The band comprises vocalist and guitarist Tanner Jones and drummer R. Michael Cook, who started teaching lessons at the same music store around 2013 and quickly began writing music together. Bassist and vocalist Jon Green, who grew up with Cook, moved to Missouri once The Comancheros were officially put together. ‘Comancheros’, historically, has several meanings but most commonly means ‘comrades’: ‘There’s an historic meaning, it comes up in a lot of western movies,’ Jones explained. (Where the word often denotes a ‘trader’ of goods.) ‘The movie ‘The Outlaw Josey Wales’ was set in Missouri where we live, one of the antagonists in it is called a ‘comanchero’. We played in a lot of metal bands growing up (laughs) but my dad said if I ever had a country band, it had to be called that, even though back then, I was opposed to ever playing country!’
Memphis to Mexico marks something of a new direction for them; it’s heavier, rockier and faster and the riffs are dirtier and sludgier: ‘With our previous albums, we were trying intentionally to be in the country grid,’ Jones said. ‘But with this one, we were more lax on that. The opener, ‘Old Mexico’, sounds more Van Halen. On this one, we didn’t know in advance what it’d be, we just focused on songs we wanted to write. We had 25 songs and picked our favourite 10.’
‘Everything in Missouri is named after something else’
The album title references their own location: ‘Everything in Missouri is named after something else (laughs). Our town, Columbia, is between Memphis, Missouri, and Mexico, Missouri. I did actually go to the real Mexico when we were making this record.’ For me, one of the catchiest songs on the album is ‘Shoot Me Down’, which opens with one the most gloriously dirty blues riffs I’ve heard recently. ‘That song, we did it a different way on the first album but we re-recorded it. Michael wrote it. It’s about when you’re drinking yourself into a stupor, when you’re talking to the liquor. I think he wrote it before he got married, he’s been married a while. Or maybe he was writing about what I was doing (laughs).’
I tell him how much I like the slide guitar in it and ask if he’s playing it: ‘All the slide guitar is Greg for The Kentucky Headhunters, they’ve always been one of our favourite bands, we were so happy to have him on this.’ I ask if he’s ever tried playing slide guitar with a beer bottle as people have told me it’s fun: ‘Michael has, he’ll try playing it with anything! If it’s got a flat surface, it’ll generally work!’

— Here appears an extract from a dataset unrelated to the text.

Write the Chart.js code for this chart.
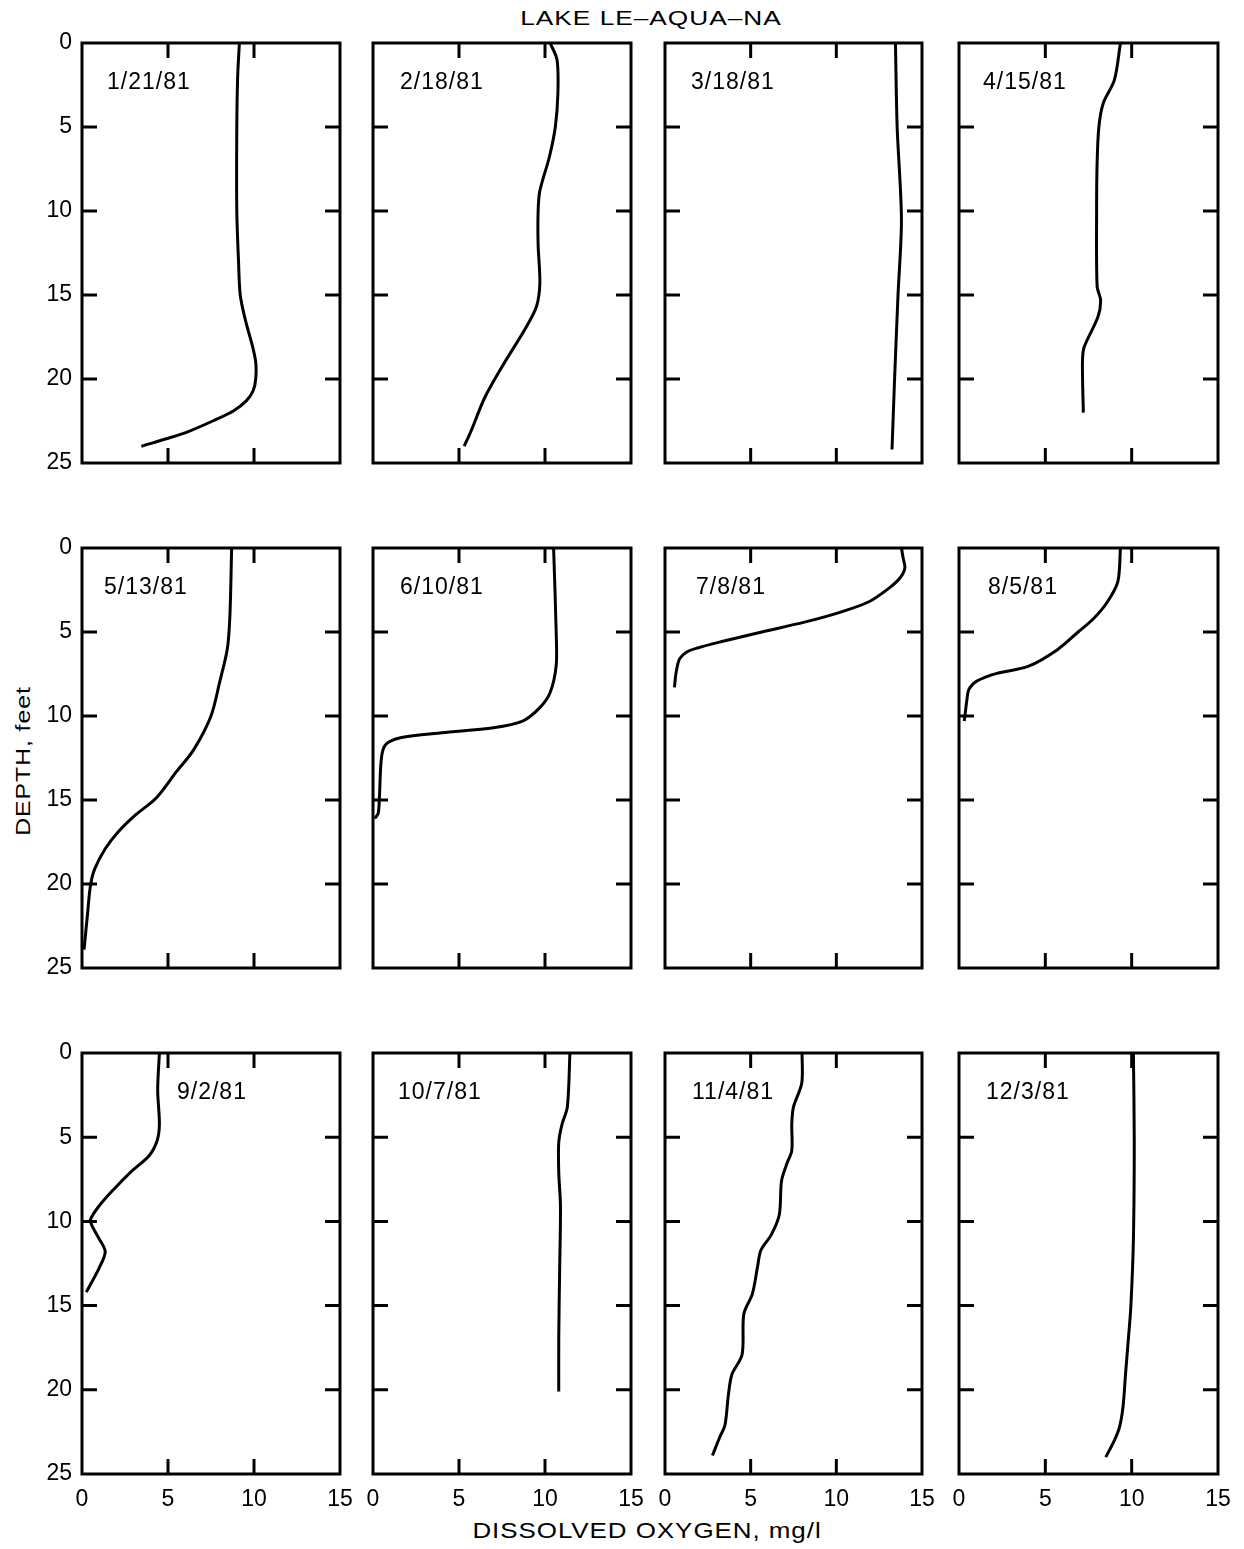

‘Metal is a pretty common segue into the dirtier side of country music‘
It took moving away from his roots to endear Jones to his childhood music scene: ‘My first band growing up was AC/DC, they were a big influence of our sound,’ he said. ‘I went to school in St. Paul, Missouri, but I grew up in a house in the woods, I kind of lived in the forest, we had a dirt road. Getting into metal was the opposite of what I was used to running around in the forest (laughs). Metal is a pretty common segue into the dirtier side of country music. I started getting into country music in the city, it was what everyone would listen to. It became a tether to home. I got really into Hank Williams and a lot of my metal buddies started playing country guitar. It was more of a necessity.’

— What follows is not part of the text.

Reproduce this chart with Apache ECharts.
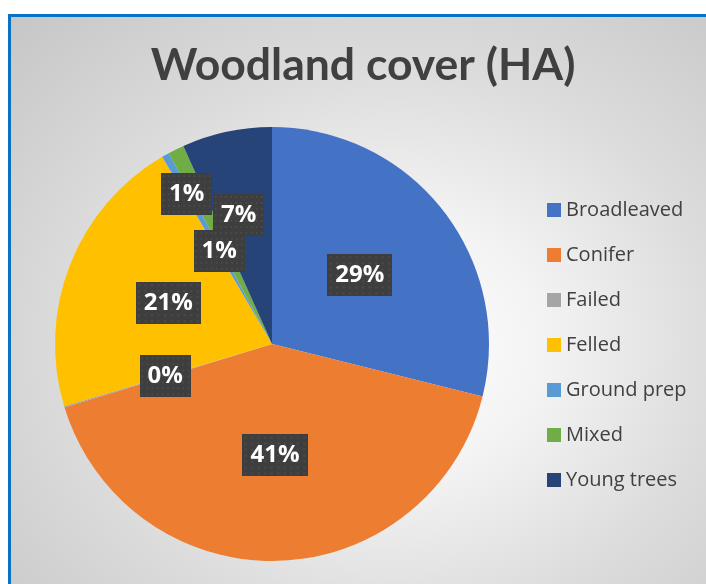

Playing non-stop since 2015, The Comancheros have stormed the stage with Randy Rogers, The Cadillac Three, Drake White, The Steel Woods, Alabama, Whiskey Myers, Blackberry Smoke and the Nitty Gritty Dirt Band. These experiences have sharpened their spurs and inspired the band to create a sound that exemplifies what it means to be a modern-day cowboy: heavy and western.
And whilst they all contribute to the songwriting, it can be very hard to predict which songs will become crowd favourites: ‘I’m always surprised by which ones are people’s favourites,’ Jones said. ‘I expected ‘If I were A Cowboy’ or ‘Blue Yodel in G’ to be the most popular but I’m not sure that they are. ‘Old Mexico’ is one of my favourites and ‘Happy Birthday’, I love to play it. Jon wrote it in quarantine on his birthday when he couldn’t go out. It comes off the danciest live, I always see people start to move.’ ‘If I was A Cowboy’ has a tremendous energy, erupting with a Wild West style riff, underpinned by a chuggy, bluesey riff: ‘For that one, we had a music video idea that might still happen. The song’s about somebody daydreaming about how much cooler they’d be if they were a cowboy, how much better life could be.’

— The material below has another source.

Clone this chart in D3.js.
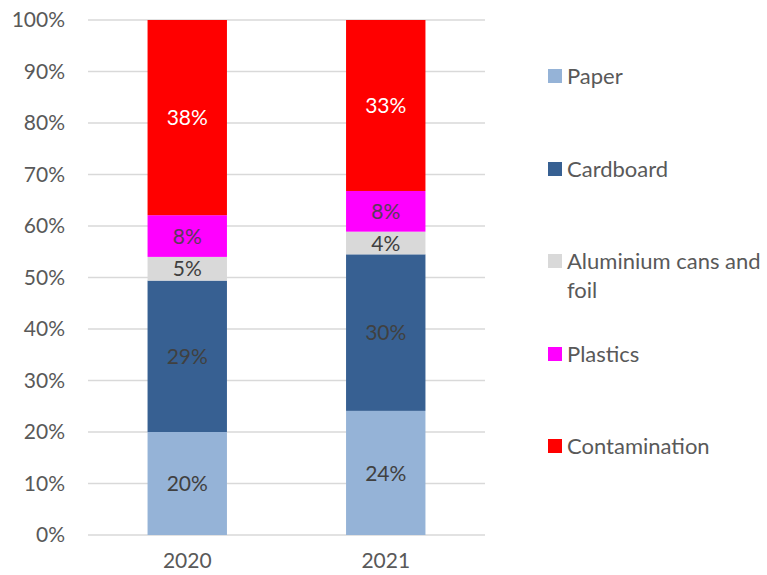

‘It has a 70’s stadium rock vibe’
Big intros are a defining element of all of their songs, including crowd favourite ‘We Own The Night’ (2020), which has a stronger country vibe than any of the tracks on their latest album, albeit with a good dose of rock, and in which they also refer to themselves as ‘heavy and western…coming to town’: ‘It goes down really well live, it’s our most enjoyed music video. It’s very singalongy, it has a 70’s stadium rock vibe,’ Jones said. ‘Everyone can relate to owning their own destiny. I wrote the guitar part and Michael wrote the lyrics.’
Their next album is already underway: ‘We’re going to record the next album in January, we’ve revamped a few songs that didn’t make the cut for this album,’ Jones said. ‘There’ll be 10 songs, including two songs that didn’t make it for the last album called ‘Guitar Chords and Swinging Doors’ and ‘Drunk Damnation’. On ‘Guitar Chords and Swinging Doors’, I imagine someone in a cabin in the woods whose wife has left them. There’s a lot of insinuation that life isn’t going to be the way you thought. It’s got an acoustic, 90’s country vibe. ‘Drunk Damnation’ sounds like Black Sabbath sonically, not in a scary sense (laughs) more Sabbath four. I tried to write it after I watched ‘Black Sabbath’ (a 1963 horror anthology film directed by Mario Bava). It’s a heavy blues toon! When I was writing it, I was thinking about this guy who had passed away recently who was never sad, he was always partying and enjoying his life. He died in a motorcycle accident. He was one of my favourite people to be around and I thought “How do you celebrate that?” A lot of the lyrics are about that.’
If he could go for a drink with anyone, he picks Lemmy from Motörhead and Johnny Cash: ‘Just to have them meet each other,’ he said. ‘I feel they have a very similar spirit even though they’re in such different realms.’